A Place of Constant Transformation
The History of the Spreepark
As early as the end of the 19th century, Theodor Fontane’s character Melusine fell into raptures at the sight of the Eierhäuschen in Plänterwald and, as described in the novel “Der Stechlin”, this place remained a beloved excursion destination for Berliners throughout many transformations.
The opening of Kulturpark Plänterwald in 1969 – the only permanent leisure and amusement park in the GDR, which ten years later became the setting for the DEFA film classic “Spuk unterm Riesenrad” – also firmly anchors the area in the childhood and youth memories of several generations.
1989 – 2001
After the fall of the Wall, the merry-go-rounds continue to rotate along the banks of the Spree. Under the name Spreepark and with a private operator, this place will become an experience for all Berliners and will continue to attract them to a delightful green space with a roller coaster, Ferris wheel and cultural programme until 2001.
2001 – 2016
Since 2001, the merry-go-rounds have stood still and nature has reconquered the space. Flora and fauna spread out in the middle of the city and transform the Spreepark into a mystical place that amazes urban explores on an expedition through the big city.

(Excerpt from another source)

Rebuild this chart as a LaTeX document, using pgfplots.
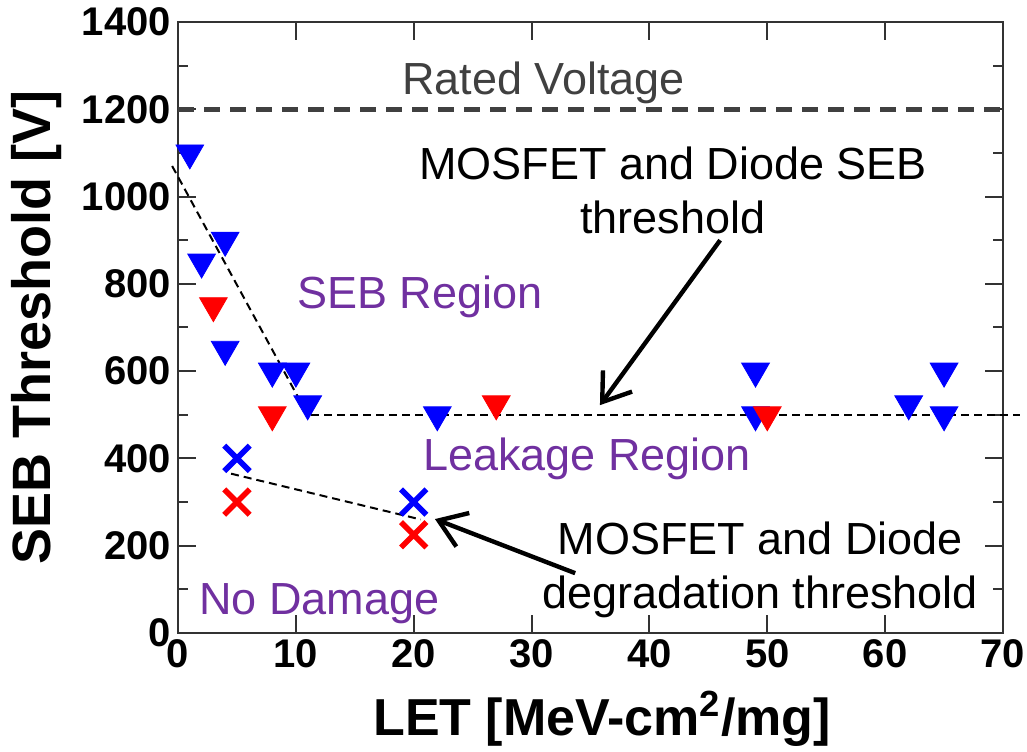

A New Start for Everything
At the fence of the Spreepark you can still look past dinosaurs and the Ferris wheel into the wild urban nature and the overgrown past of this Berlin location which is now being transformed once again. Over a period of several years and together with the Berliners the new Spreepark has been in the works since 2016.
With the opening of the Eierhäuschen in as early as 2022, the city will get back the first part of the Spreepark. In several stages, the vision of a park that allows art and culture to be experienced by everyone in unique urban nature is finally becoming a Berlin reality on the banks of the Spree. The entire Spreepark is expected to be open to the public again in 2026.